Anna: Da kannst du doch auch richtig stolz drauf sein.

Chima: Worauf?

Anna: Na, was du alles schon geschafft hast.

Chima: Ich werde alles schaffen, was ich mir vornehme.

Anna: Und was nimmst du dir noch so vor?

Chima: Einiges. Aber ich möchte jetzt ein bisschen bescheidener wirken (lacht). Ja, ich bin tatsächlich gar nicht stolz auf die Waldbühne, weil da war ich ja nur im Support. Da müsste ich ja stolz drauf sein, dass der Tim mich nett findet. Ich bin bei mir tatsächlich auf relativ wenige Sachen stolz, aber eine davon ist meine Resilienz und meine Ausdauer. Egal, was kommt, wenn ich mir was in den Kopf gesetzt hab, zieh ich’s irgendwie durch. Und darauf bin ich stolz.

„Wenn Fraktion, dann Fraktion Positiv.“

Anna: Und apropos zukünftige Pläne, was kommt da noch so auf uns zu?

Chima: Ich würd ganz gern, dass die neue Single jetzt anläuft und den Leuten gefällt. Und wenn das gegeben wäre, ist das ein guter Nährboden, um dann das Album darauf zu droppen. Das sind so meine mittelfristigen Ziele.

Anna: Hast du denn auch wieder Bock (erstmal kleinere) Touren wieder zu spielen? Auch wenn das Corona mäßig jetzt gerade sehr schwierig ist, zu planen.

Chima: Ja, klar. Ich hab die ganze Zeit Bock, live zu spielen und in Interaktion mit Menschen zu sein. Wenn ich mich zu einem Lager zähle, dann gehör ich zur Fraktion Positiv. Wenn allegerade Trübsal blasen, denk ich mir, ahh unterschätz mal nicht die Menschheit. Wir haben immer irgendwelche Lösungen gefunden. Es gibt so Grundbedürfnisse, die sind nicht zu unterdrücken. Das Bedürfnis nach Zusammensein und Gemeinschaft gehört da dringenddazu. Wir werden Wege finden, damit es weiter geht und dann wird es weitergehen.

Anna: Abschlussfrage bei uns ist immer der blank space. Den Platz kannst du als Künstler komplett frei nutzen, wie du willst.

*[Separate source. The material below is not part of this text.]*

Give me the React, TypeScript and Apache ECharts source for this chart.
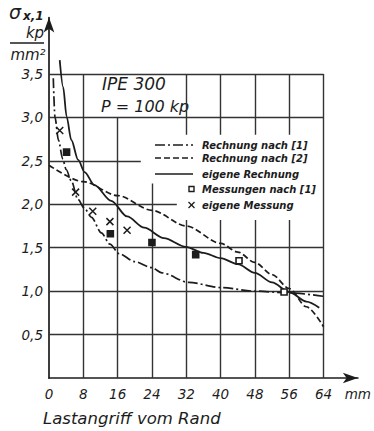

Chima: Keine Liebe ist jetzt draußen. Das ist ein Song, in den ich sehr viel Liebe gesteckt hab. Geht raus, hört euch den an! Da ist für jeden was dabei – du hast ja in dem Interview schon sehr schön ausgeführt, was da alles drinsteckt. Geht einfach raus, supportet den Song, und lasst die Sonne für euch scheinen.